Your music is described in a number of different ways from grunge to shoegaze to hardcore or whatever. But it doesn't sound like you're trying to fit into a particular style of music.
Our songs all sound different. Some sound cool and spacey and other sound really grunge. I kind of see where that's coming from but basically we're coming from all over the place.
Your EP from last year has some interesting artwork. Who did that?
We had a friend do it. His name is Kobe Shibe. We liked his work for a while and thought it was cool, clever artwork. We just asked him to put something together and he put the squiggly lines on the face.

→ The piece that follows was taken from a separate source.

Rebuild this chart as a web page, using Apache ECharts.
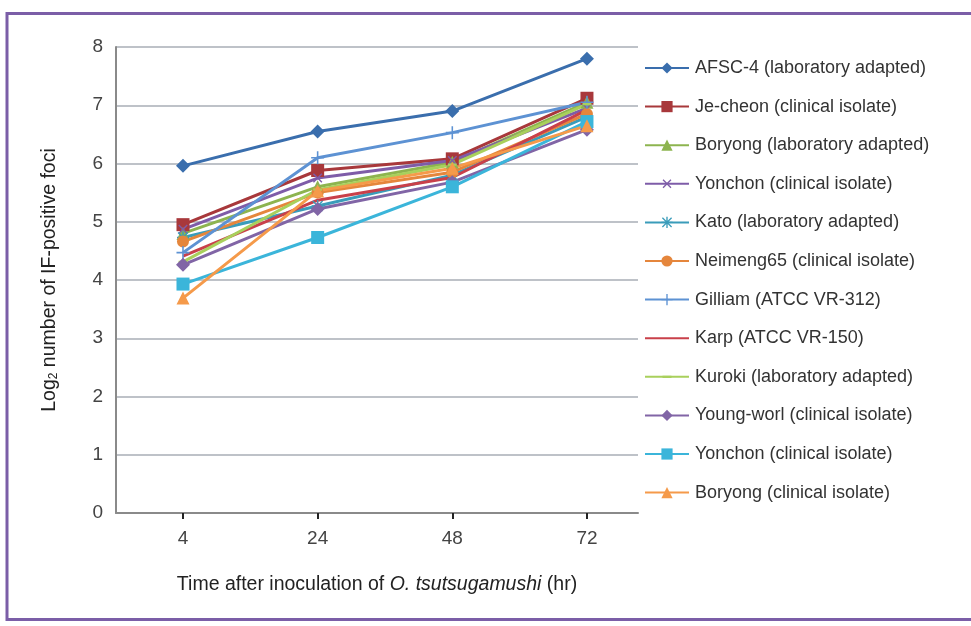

You've had a good deal of relative success and attention. Has that opened any doors for you?
I think the more we've been touring we've had more opportunities to play music, which is great.
Has anyone tried to tell you what you should do with your music?
We've haven't had anyone come up to us and say, "Hey, you're pretty good but you should definitely change some stuff."
When you played the UMS last a lot of people who had no idea who you were commented on how incredibly confident and poised you seemed on stage. Did you consciously develop that capacity?
I don't know if I would really claim that. I knew I didn't move very much and I never really had super stage fright. When I played talent shows when I first started playing guitar. Then I did rock camp and never got super duper nervous. Over time playing shows -- it wasn't always full of people, that took time. Sometimes it was to twenty people.
There's a recent episode of Portlandia where some male character talks to Annie Clark of St. Vincent like she doesn't know anything about gear. Has that treatment been sent your way? Have people been pretty respectful?
I definitely know people have come up to us and said, "Oh, it sounded great! Was there something wrong?" Sometimes I'll be playing a song and I'll hear something that sounds wrong and I'll try to fix. When people notice that I'll tell them, "My pedal is messed up." They'll tell me something I should try but they usually don't tell me I should get better gear.